La relation était plus apaisée. Et c’est comme si, dans cet apaisement, il y avait enfin de la place pour un dialogue.

Alors, je lui ai raconté cette drôle de séance que j’avais faite, et comment je l’avais enterré.

Il m’a écouté silencieusement.

– Tu auras envie que je dise quelque chose de particulier à ton enterrement, Papa ?

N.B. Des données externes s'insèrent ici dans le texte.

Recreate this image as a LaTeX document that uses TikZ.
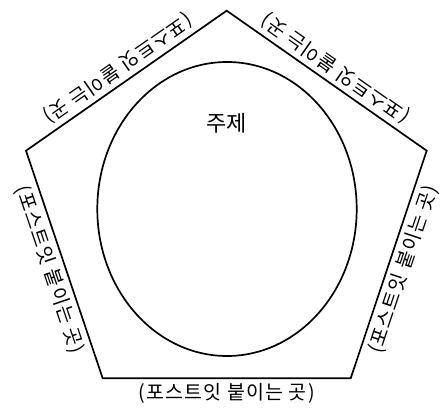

– Tu pourras dire : il s’est battu jusque bout, il a affronté jusqu’à la dernière minute.

– Affronté quoi ?

– La vie.

Bien des fois, mon éducation avait été nourrie par ces mots. Se battre, affronter, lutter, résister. Mon père a vécu sa vie comme un combat, dans lequel la réussite c’était comme arracher quelque chose. Mais à qui ?

 – Dieu, merci, j’ai fait ce que j’avais à faire.

– Qu’est ce que t’as fait ?

– J’ai pu construire une situation, vous élever,  ta sœur et toi, et vous permettre d’être autonomes. Dieu merci, aujourd’hui je sais que c’est fait.

-Alors, tu as fait TOUT ce que tu avais a faire ?

– Il ne me reste plus rien à faire.

-Donc tu peux mourir.

-J’aimerais bien.

– Qu’est ce qui t’en empêche du coup ?

-Ah.. ça… c’est encore la vie

-Elle t’embête la vie ?

– Beaucoup

– Elle t’embête jusqu’au bout. Elle ne veut même pas que tu meures. Juste pour te donner une occasion supplémentaire de te battre contre elle.

Mon père a haussé les épaules. On a souri.

Parfois, la meilleure manière d’aider quelqu’un, c’est de ne pas chercher à l’aider.